**To do:** Quote from the first line below through the line that contains "-1.4, -1.5, -1.4];", both included, and leave the pictures out.

**Recorded information:**
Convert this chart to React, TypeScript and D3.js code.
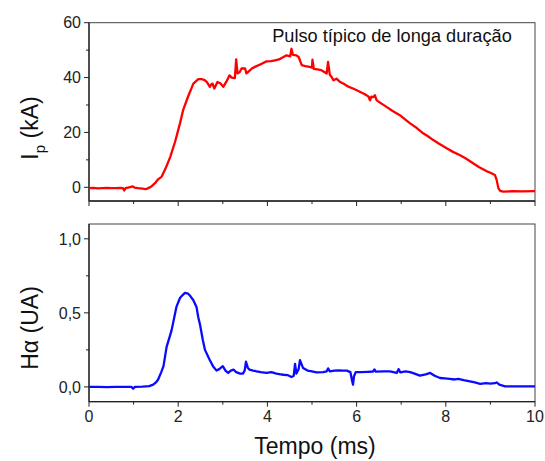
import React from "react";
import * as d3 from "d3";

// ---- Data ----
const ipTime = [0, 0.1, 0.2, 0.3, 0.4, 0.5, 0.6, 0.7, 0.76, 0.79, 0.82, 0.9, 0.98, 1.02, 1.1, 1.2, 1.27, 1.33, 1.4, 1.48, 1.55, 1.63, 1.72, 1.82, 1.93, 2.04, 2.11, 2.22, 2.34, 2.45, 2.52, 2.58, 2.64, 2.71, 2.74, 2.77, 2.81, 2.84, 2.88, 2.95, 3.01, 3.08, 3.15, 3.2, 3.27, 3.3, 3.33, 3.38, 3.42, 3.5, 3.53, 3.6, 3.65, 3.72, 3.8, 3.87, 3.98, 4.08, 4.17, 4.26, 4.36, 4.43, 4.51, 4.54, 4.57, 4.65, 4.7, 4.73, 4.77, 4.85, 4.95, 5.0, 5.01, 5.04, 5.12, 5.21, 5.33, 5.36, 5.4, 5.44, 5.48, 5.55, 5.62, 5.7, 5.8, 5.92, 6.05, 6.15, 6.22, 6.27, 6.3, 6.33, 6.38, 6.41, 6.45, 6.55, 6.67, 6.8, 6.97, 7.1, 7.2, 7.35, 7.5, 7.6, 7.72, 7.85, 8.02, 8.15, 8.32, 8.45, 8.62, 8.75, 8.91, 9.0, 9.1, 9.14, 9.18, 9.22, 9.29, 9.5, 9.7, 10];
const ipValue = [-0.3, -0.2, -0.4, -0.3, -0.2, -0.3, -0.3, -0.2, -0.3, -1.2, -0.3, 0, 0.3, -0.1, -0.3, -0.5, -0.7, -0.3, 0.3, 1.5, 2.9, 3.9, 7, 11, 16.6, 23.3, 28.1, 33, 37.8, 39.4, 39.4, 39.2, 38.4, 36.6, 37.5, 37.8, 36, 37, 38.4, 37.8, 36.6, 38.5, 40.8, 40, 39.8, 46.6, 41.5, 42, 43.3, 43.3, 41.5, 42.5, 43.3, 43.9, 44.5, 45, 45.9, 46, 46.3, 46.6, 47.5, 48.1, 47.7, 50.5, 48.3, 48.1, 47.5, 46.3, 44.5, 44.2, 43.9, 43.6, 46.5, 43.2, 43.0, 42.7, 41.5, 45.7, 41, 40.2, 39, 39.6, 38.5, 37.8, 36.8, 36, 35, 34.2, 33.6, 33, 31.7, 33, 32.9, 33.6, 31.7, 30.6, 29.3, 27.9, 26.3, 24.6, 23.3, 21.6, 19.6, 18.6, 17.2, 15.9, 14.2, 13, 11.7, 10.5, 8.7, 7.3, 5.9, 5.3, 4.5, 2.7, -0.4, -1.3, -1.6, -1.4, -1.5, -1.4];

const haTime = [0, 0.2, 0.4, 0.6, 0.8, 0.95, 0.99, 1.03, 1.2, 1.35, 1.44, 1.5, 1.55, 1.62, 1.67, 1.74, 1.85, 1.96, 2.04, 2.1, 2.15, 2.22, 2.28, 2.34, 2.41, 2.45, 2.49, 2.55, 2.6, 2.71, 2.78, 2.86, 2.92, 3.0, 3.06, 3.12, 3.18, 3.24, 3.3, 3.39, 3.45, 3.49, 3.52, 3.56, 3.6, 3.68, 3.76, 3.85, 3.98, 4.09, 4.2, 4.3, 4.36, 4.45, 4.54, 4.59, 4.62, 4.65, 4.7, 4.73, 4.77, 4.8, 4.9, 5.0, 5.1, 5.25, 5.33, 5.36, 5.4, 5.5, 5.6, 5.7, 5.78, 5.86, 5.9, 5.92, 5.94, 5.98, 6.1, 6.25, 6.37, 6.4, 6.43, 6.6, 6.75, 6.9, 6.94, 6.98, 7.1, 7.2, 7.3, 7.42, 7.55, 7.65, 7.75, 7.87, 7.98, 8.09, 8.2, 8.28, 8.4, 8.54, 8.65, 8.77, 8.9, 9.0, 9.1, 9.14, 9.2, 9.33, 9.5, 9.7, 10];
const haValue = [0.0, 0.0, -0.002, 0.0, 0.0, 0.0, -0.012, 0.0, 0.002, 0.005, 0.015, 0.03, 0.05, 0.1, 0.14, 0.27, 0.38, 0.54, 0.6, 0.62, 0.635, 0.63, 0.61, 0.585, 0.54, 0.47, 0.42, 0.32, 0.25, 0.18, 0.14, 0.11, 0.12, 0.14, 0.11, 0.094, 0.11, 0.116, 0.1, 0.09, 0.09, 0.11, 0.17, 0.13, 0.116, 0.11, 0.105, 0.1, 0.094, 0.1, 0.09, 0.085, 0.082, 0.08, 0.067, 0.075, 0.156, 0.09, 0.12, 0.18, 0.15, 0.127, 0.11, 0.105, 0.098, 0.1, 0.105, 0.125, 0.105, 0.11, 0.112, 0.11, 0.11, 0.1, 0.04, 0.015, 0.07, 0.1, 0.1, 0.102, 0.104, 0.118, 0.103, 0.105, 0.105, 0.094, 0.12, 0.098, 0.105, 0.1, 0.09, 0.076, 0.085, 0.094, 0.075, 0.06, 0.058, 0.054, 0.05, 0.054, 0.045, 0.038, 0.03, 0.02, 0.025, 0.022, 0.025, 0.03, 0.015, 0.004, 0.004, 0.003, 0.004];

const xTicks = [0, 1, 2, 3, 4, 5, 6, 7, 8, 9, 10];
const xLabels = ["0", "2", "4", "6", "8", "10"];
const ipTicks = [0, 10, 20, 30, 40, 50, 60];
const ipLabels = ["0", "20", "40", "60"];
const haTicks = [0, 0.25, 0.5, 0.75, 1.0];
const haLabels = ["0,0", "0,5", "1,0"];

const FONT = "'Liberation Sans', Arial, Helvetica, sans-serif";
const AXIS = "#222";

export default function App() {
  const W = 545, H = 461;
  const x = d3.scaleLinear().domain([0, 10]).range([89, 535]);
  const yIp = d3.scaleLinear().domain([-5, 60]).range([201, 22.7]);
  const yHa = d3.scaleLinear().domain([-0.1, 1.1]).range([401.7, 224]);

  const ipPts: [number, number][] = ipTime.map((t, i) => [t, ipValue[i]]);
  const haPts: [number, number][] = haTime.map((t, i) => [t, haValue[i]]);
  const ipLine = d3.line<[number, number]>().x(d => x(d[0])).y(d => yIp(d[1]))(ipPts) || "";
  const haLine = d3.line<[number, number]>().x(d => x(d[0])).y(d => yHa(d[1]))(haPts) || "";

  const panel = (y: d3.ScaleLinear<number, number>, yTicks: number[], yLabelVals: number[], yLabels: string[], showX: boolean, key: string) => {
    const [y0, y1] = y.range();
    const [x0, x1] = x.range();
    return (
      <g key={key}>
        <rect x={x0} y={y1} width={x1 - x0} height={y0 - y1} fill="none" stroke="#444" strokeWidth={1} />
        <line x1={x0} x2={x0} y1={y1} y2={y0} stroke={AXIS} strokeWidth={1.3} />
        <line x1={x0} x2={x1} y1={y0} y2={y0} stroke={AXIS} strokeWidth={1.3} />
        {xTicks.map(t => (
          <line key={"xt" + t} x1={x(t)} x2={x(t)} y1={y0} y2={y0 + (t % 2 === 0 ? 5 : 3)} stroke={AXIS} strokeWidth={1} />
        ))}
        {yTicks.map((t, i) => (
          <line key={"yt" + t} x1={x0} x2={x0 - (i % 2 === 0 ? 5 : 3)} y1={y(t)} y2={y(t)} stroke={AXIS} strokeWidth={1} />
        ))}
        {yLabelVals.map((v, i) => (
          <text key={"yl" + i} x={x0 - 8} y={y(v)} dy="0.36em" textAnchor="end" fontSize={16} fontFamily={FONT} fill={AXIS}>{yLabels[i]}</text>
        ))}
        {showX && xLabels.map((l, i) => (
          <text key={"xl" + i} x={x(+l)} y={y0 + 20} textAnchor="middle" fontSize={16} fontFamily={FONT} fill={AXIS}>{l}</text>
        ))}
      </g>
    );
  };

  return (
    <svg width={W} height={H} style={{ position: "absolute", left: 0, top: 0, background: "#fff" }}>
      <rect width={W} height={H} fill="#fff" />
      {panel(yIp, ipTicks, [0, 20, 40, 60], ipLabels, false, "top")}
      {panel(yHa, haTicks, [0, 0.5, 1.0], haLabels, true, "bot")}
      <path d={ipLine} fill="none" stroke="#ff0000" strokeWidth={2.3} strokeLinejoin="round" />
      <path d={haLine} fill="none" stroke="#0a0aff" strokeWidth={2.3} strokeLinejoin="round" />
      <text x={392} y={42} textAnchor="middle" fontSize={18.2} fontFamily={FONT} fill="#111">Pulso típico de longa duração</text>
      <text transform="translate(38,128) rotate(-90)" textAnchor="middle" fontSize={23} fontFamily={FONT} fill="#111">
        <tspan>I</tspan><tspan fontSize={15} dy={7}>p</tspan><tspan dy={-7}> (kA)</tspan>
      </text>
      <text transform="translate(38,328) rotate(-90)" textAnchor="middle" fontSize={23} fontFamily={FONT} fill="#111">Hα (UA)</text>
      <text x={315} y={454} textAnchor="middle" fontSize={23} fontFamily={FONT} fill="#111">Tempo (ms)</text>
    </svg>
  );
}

**Response to this task:**
Convert this chart to React, TypeScript and D3.js code.
import React from "react";
import * as d3 from "d3";

// ---- Data ----
const ipTime = [0, 0.1, 0.2, 0.3, 0.4, 0.5, 0.6, 0.7, 0.76, 0.79, 0.82, 0.9, 0.98, 1.02, 1.1, 1.2, 1.27, 1.33, 1.4, 1.48, 1.55, 1.63, 1.72, 1.82, 1.93, 2.04, 2.11, 2.22, 2.34, 2.45, 2.52, 2.58, 2.64, 2.71, 2.74, 2.77, 2.81, 2.84, 2.88, 2.95, 3.01, 3.08, 3.15, 3.2, 3.27, 3.3, 3.33, 3.38, 3.42, 3.5, 3.53, 3.6, 3.65, 3.72, 3.8, 3.87, 3.98, 4.08, 4.17, 4.26, 4.36, 4.43, 4.51, 4.54, 4.57, 4.65, 4.7, 4.73, 4.77, 4.85, 4.95, 5.0, 5.01, 5.04, 5.12, 5.21, 5.33, 5.36, 5.4, 5.44, 5.48, 5.55, 5.62, 5.7, 5.8, 5.92, 6.05, 6.15, 6.22, 6.27, 6.3, 6.33, 6.38, 6.41, 6.45, 6.55, 6.67, 6.8, 6.97, 7.1, 7.2, 7.35, 7.5, 7.6, 7.72, 7.85, 8.02, 8.15, 8.32, 8.45, 8.62, 8.75, 8.91, 9.0, 9.1, 9.14, 9.18, 9.22, 9.29, 9.5, 9.7, 10];
const ipValue = [-0.3, -0.2, -0.4, -0.3, -0.2, -0.3, -0.3, -0.2, -0.3, -1.2, -0.3, 0, 0.3, -0.1, -0.3, -0.5, -0.7, -0.3, 0.3, 1.5, 2.9, 3.9, 7, 11, 16.6, 23.3, 28.1, 33, 37.8, 39.4, 39.4, 39.2, 38.4, 36.6, 37.5, 37.8, 36, 37, 38.4, 37.8, 36.6, 38.5, 40.8, 40, 39.8, 46.6, 41.5, 42, 43.3, 43.3, 41.5, 42.5, 43.3, 43.9, 44.5, 45, 45.9, 46, 46.3, 46.6, 47.5, 48.1, 47.7, 50.5, 48.3, 48.1, 47.5, 46.3, 44.5, 44.2, 43.9, 43.6, 46.5, 43.2, 43.0, 42.7, 41.5, 45.7, 41, 40.2, 39, 39.6, 38.5, 37.8, 36.8, 36, 35, 34.2, 33.6, 33, 31.7, 33, 32.9, 33.6, 31.7, 30.6, 29.3, 27.9, 26.3, 24.6, 23.3, 21.6, 19.6, 18.6, 17.2, 15.9, 14.2, 13, 11.7, 10.5, 8.7, 7.3, 5.9, 5.3, 4.5, 2.7, -0.4, -1.3, -1.6, -1.4, -1.5, -1.4];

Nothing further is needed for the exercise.